Leí la autobiografía de
Benjamin Franklin porque siempre aparecía en la lista de las mejores obras en
su género. Nada, un fiasco total. Además de que acaba su relato antes de la guerra
de independencia, con lo cual ni siquiera tenemos su versión de los hechos, ni
siquiera de los años previos.
Ocurrió un hecho en mitad
de este libro que sé que muchos no lo vais a creer,
pero fue así. El libro en realidad no lo leí, sino que lo escuché
mientras fregaba y hacia labores en la casa. Pues bien, un gran estudioso norteamericano
me había hablado de las disquisiciones filosóficas de la obra del Marqués de
Sade. Aconsejándome que valía mucho la pena que yo las leyera para ciertos temas
que tocaba en mis obras.
Había descargado el
documento y había trasladado el texto a un archivo Word y comencé a leer esas
disquisiciones. Pero eso fue hace un año o dos. La lectura quedó interrumpida.
Cuando voy leyendo un
texto en Word, corto y pego en un programa. Y así voy cortando y pegando, para
no tener que buscar el lugar donde me quedé. De manera que el comienzo del archivo Word es siempre la parte donde me
he quedado.
El problema era que el
título del archivo Word de la vida de Franklin era Paris era una fiesta
de Hemingway. Pues bien, sin sospecharlo para nada, me equivoqué de título de
archivo y fui al Word que guardaba la parte de la obra del Marqué de Sade, que tenía un título totalmente distinto, el de lectura
de una obra previa. En el archivo Word no había ni título ni autor, porque suelo
leer una obra hasta acabarla, aunque aquella la había abandonado y no lo
recordaba.
Lo gracioso es que me
pongo a lavar los platos y comienzo a escuchar una narración del Marqués de
Sade creyendo que era Franklin narrando su propia
vida. ¡Os lo podéis imaginar! Yo fregaba los platos atónito. Y tardé
varios minutos de estupor en darme cuenta.
Además, es que ocurrió
una casualidad de esas que hacen pensar que Dios tiene su sentido del humor al
permitir esas coincidencias. La última parte que estaba leyendo de Franklin era
cuando él estaba hospedado en Londres. Y justo lo postrero que había leído era
que habló con una mujer que había sido monja,
pero que no había sido admitida como novicia y decidió vivir como eremita en el
desván de esa casa, donde se alojaba el joven Franklin.
Habían pasado diez días
desde que leí la última parte de la autobiografía de Benjamín, y al escuchar
que la obra (de Sade) hablaba del convento, creí
que era Benjamín que escribía lo que le había referido aquella mujer eremita.

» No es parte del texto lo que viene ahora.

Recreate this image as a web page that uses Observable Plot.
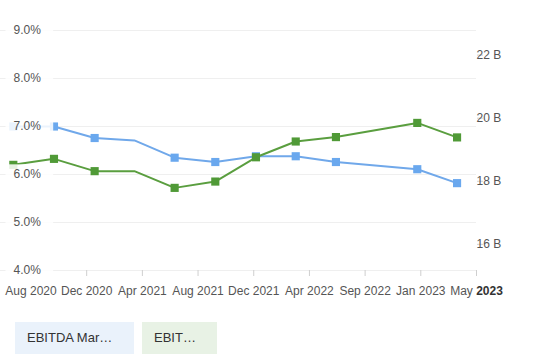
<!DOCTYPE html>
<html><head><meta charset="utf-8">
<script src="https://cdn.jsdelivr.net/npm/d3@7"></script>
<script src="https://cdn.jsdelivr.net/npm/@observablehq/plot@0.6"></script>
<style>
body{margin:0;background:#fff;font-family:"Liberation Sans",Arial,sans-serif;}
#legend{display:flex;gap:8px;padding:12px 0 0 15px;}
.item{height:32px;line-height:32px;font-size:13px;color:#333;padding:0 12px;box-sizing:border-box;white-space:nowrap;}
</style></head><body>
<div id="chart"></div>
<div id="legend"></div>
<script>
// ---- data ----
const quarterDates = ["2020-06-30","2020-09-30","2020-12-31","2021-03-31","2021-06-30","2021-09-30","2021-12-31","2022-03-31","2022-06-30","2022-12-31","2023-03-31"];
const ebitdaMarginPct = [7.0, 7.0, 6.76, 6.71, 6.35, 6.26, 6.38, 6.38, 6.26, 6.11, 5.82];
const ebitdaBillions  = [18.33, 18.52, 18.13, 18.13, 17.60, 17.80, 18.57, 19.07, 19.21, 19.66, 19.20];
const markerShown = [true, true, true, false, true, true, true, true, true, true, true];
const leftTicks = [4, 5, 6, 7, 8, 9];
const rightTicks = [16, 18, 20, 22];
const xTickDates = ["2020-08-09","2020-12-13","2021-04-18","2021-08-22","2021-12-26","2022-05-01","2022-09-04","2023-01-08","2023-05-14"];
const xTickLabels = ["Aug 2020","Dec 2020","Apr 2021","Aug 2021","Dec 2021","Apr 2022","Sep 2022","Jan 2023","May 2023"];
const seriesNames = ["EBITDA Mar\u2026", "EBIT\u2026"];
const xDomain = ["2020-06-01", "2023-05-14"];
const leftDomain = [4, 9];
const rightDomain = [14.98, 22.59];

// ---- build ----
const toLeft = d3.scaleLinear().domain(rightDomain).range(leftDomain);
const data = quarterDates.map((d, i) => ({
  date: new Date(d), margin: ebitdaMarginPct[i], ebitda: ebitdaBillions[i], marker: markerShown[i]
}));
const labelMap = new Map(xTickDates.map((d, i) => [+new Date(d), xTickLabels[i]]));
const leftLabel = d => d.toFixed(1) + "%";
const leftLabelSet = new Set(leftTicks.map(leftLabel));
const blue = "#70a8ea", blueMark = "#6aa8ee";
const green = "#5a9e3f", greenMark = "#509a37";

const chart = Plot.plot({
  width: 538, height: 310,
  marginLeft: 0, marginRight: 62, marginTop: 30, marginBottom: 40,
  style: {fontFamily: '"Liberation Sans", Arial, sans-serif', fontSize: "12px", color: "#555", background: "white", overflow: "visible"},
  x: {type: "utc", domain: xDomain.map(d => new Date(d)), axis: null},
  y: {domain: leftDomain, axis: null},
  marks: [
    Plot.ruleY(leftTicks, {stroke: "#efefef", strokeWidth: 1}),
    Plot.axisX(xTickDates.map(d => new Date(d)), {
      tickSize: 6, tickPadding: 10, stroke: "#cfcfcf", fill: "#555", label: null,
      tickFormat: d => labelMap.get(+d)
    }),
    Plot.line(data, {x: "date", y: "margin", stroke: blue, strokeWidth: 2}),
    Plot.dot(data.filter(d => d.marker), {x: "date", y: "margin", symbol: "square", r: 4.6, fill: blueMark}),
    Plot.line(data, {x: "date", y: d => toLeft(d.ebitda), stroke: green, strokeWidth: 2}),
    Plot.dot(data.filter(d => d.marker), {x: "date", y: d => toLeft(d.ebitda), symbol: "square", r: 4.6, fill: greenMark}),
    Plot.axisY(rightTicks.map(v => toLeft(v)), {
      anchor: "right", tickSize: 6, tickPadding: -6, dy: 6, stroke: "#d0d0d0", fill: "#555", label: null,
      tickFormat: d => Math.round(toLeft.invert(d)) + " B"
    }),
    Plot.text(leftTicks, {
      y: d => d, text: leftLabel, frameAnchor: "left", textAnchor: "start",
      dx: 13, fill: "#555"
    })
  ]
});
document.getElementById("chart").append(chart);

// white label boxes behind left axis labels (drawn over the data)
d3.select(chart).selectAll("text").filter(function () {
  return leftLabelSet.has(this.textContent);
}).each(function () {
  const b = this.getBBox();
  const r = document.createElementNS("http://www.w3.org/2000/svg", "rect");
  r.setAttribute("x", b.x - 8);
  r.setAttribute("y", b.y - 3);
  r.setAttribute("width", b.width + 20);
  r.setAttribute("height", b.height + 6);
  r.setAttribute("fill", "white");
  r.setAttribute("fill-opacity", "0.86");
  r.setAttribute("stroke", "none");
  const t = this.getAttribute("transform");
  if (t) r.setAttribute("transform", t);
  this.parentNode.insertBefore(r, this);
});

// bold year on the last x label
d3.select(chart).selectAll("text").each(function () {
  if (this.textContent === xTickLabels[xTickLabels.length - 1]) {
    const parts = this.textContent.split(" ");
    this.textContent = "";
    d3.select(this).append("tspan").text(parts[0] + " ");
    d3.select(this).append("tspan").attr("font-weight", "bold").attr("fill", "#333").text(parts[1]);
  }
});

// legend
const legendColors = ["#eaf2fb", "#e8f2e5"];
const legendWidths = [119, 75];
const legend = document.getElementById("legend");
seriesNames.forEach((n, i) => {
  const el = document.createElement("div");
  el.className = "item";
  el.style.background = legendColors[i];
  el.style.width = legendWidths[i] + "px";
  el.textContent = n;
  legend.append(el);
});
</script>
</body></html>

Al principio pensé que todo era propaganda anticatólica de Benjamín. Pero poco a poco, nada empezaba a cuadrar. ¿Cómo podía la pluma de Benjamín mancillarse con esos asuntos? Yo proseguía fregando platos y apilándolos, mientras pensaba: “Estos protestantes de esa época aceptaban cualquier leyenda negra”. Pero llegó un punto que ni Benjamín ni nadie hubiera puesto esas cosas sobre un papel, allí fue cuando me percaté de que había ocurrido una equivocación. Después de cortar el audio, me di cuenta y me pareció la casualidad más graciosa que me había pasado en los últimos años.
Me equivoqué de archivo, pero es que la última parte de una obra encajaba con la otra. ¡Madre mía! Todo fue tal como os lo cuento, os lo aseguro.